The reason people don't (or might call it "self deception/delusion" to do so) is because for some people (based on how original sin has darkened our intellects)...they do not receive full intellectual satisfaction from it.

But...who says THAT is the value that should determine which thoughts we choose to think? Why should "intellectual satisfaction" be the good that draws my will in the choice of thinking a pattern of certain thoughts??

I can still choose to entertain the thought that "Jesus is God incarnate" and to dismiss the thought that He was not...even if the former proposition gives me less intellectual satisfaction than the latter. We might call this "doubt," but I can still choose the former over the latter because the former has other goods that can be chosen in it (and, specifically, I can choose it out of the idea of eternal reward it promises).

Tony said...

"But...who says THAT is the value that should determine which thoughts we choose to think? Why should "intellectual satisfaction" be the good that draws my will in the choice of thinking a pattern of certain thoughts??"

Because what is True is of vital importance. If our faith is not founded on Truth, then what else? If it cannot jive with what is reasonable (which is not to say that faith isn't where reason leaves of - I believe it is) then why assent to it? I believe assent to faith should be consonant with intelligence, and be intellectually honest.

A Sinner said...

The problem is that in a world of original sin, with our intellects fallible and darkened, what is True does not necessarily correspond to what intellectually satisfies us. The very notion I'm trying to dismantle in this post is the idea that "believing something is True" corresponds to "finding maximal intellectual satisfaction in the arguments for it." The latter is just an accident of our finite human minds, the former is a free CHOICE regarding what thoughts we assent to and combine with the thought of Truth...and which we choose to dismiss or cast in the light of falsehood.

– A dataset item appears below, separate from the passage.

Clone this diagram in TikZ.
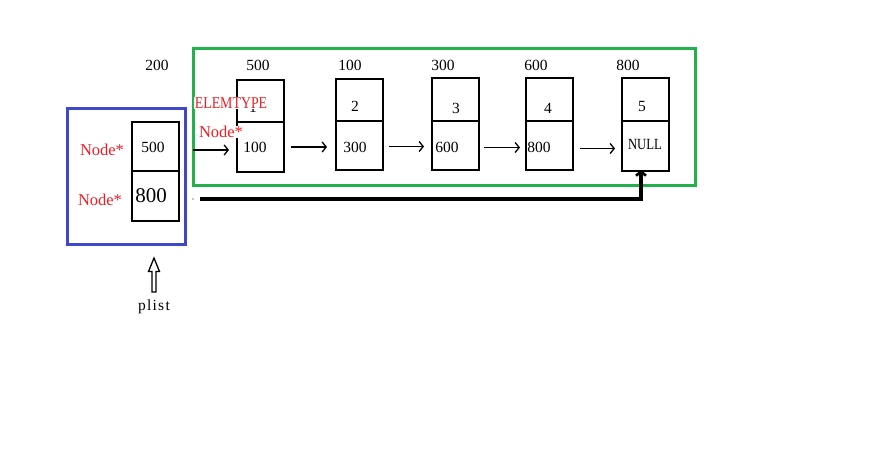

Obviously, people in the world are subjectively intellectually satisfied by many different things, not all of them the real and objective Truth. The Faith may (currently) intellectually satisfied me, but I've talked to people whom clearly it doesn't. And while "apologetics" arguments can maybe increase the satisfaction to the point of the balance tipping in its favor sometimes...really, no argument is ever airtight, and there will always be other internally consistent systems offering forms of intellectual satisfaction too, so even then it comes down to a sort of choice.

And even in the very teachings of our Church itself...intellectual satisfaction is NOT sufficient for anything other than a human Faith. For Faith to be Divine, to be the supernatural virtue...it has to be a habit of assenting to Revelation NOT because it is intellectually satisfying (which is only one of several possible "motives of credibility")...but rather BECAUSE of the promise of eternal reward such thoughts contain. The Catholic Encyclopedia article on Faith explains this. If we assent to the Faith merely because it is intellectually satisfying, and not out of a (only-possibly-grace-infused) desire for the promise of heaven it contains...that isn't supernatural faith.